== GIVEN EXERCISE ==
Determine how many lines below hold the string "seaborn". Reply with the number alone.

[start]

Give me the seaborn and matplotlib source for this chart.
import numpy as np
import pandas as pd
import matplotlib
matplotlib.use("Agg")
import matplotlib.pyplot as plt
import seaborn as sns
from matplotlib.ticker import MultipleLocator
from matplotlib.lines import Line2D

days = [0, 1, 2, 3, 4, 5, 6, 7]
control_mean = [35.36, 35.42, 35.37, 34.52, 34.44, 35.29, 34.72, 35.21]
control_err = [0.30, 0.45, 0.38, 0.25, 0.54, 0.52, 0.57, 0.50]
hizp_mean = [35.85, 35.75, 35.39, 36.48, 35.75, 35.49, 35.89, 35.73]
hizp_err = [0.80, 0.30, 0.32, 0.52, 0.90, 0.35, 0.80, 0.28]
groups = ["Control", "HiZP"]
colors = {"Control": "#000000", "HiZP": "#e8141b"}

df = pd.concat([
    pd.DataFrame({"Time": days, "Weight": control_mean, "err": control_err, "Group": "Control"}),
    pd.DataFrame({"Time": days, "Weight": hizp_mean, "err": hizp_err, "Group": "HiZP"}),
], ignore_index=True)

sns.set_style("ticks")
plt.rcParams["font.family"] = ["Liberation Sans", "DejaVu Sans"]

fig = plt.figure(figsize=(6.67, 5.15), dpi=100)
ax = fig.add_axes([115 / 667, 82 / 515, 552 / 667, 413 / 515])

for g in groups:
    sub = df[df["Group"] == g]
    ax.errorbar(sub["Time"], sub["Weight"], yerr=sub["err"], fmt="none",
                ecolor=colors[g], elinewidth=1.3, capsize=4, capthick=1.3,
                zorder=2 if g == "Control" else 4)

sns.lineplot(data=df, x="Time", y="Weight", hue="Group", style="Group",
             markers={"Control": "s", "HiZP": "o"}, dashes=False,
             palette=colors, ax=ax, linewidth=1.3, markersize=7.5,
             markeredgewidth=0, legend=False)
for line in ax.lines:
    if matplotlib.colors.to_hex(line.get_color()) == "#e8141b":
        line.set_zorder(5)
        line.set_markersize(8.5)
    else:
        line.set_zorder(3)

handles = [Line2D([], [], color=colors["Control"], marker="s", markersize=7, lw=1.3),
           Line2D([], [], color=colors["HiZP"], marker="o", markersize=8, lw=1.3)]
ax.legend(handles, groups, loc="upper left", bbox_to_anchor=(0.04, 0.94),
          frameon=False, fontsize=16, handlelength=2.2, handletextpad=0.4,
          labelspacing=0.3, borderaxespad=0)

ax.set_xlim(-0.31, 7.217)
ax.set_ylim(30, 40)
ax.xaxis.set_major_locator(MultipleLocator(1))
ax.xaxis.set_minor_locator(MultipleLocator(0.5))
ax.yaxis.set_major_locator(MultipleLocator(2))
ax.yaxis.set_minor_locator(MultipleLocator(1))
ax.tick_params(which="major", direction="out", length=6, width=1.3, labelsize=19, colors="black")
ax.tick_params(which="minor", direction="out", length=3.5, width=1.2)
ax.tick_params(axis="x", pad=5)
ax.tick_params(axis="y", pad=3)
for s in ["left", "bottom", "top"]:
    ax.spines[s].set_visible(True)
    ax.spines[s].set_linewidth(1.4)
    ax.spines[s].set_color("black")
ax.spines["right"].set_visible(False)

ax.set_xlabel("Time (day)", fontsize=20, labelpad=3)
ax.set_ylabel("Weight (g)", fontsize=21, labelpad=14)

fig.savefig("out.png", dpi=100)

[end]

== RIGHT ANSWER ==
2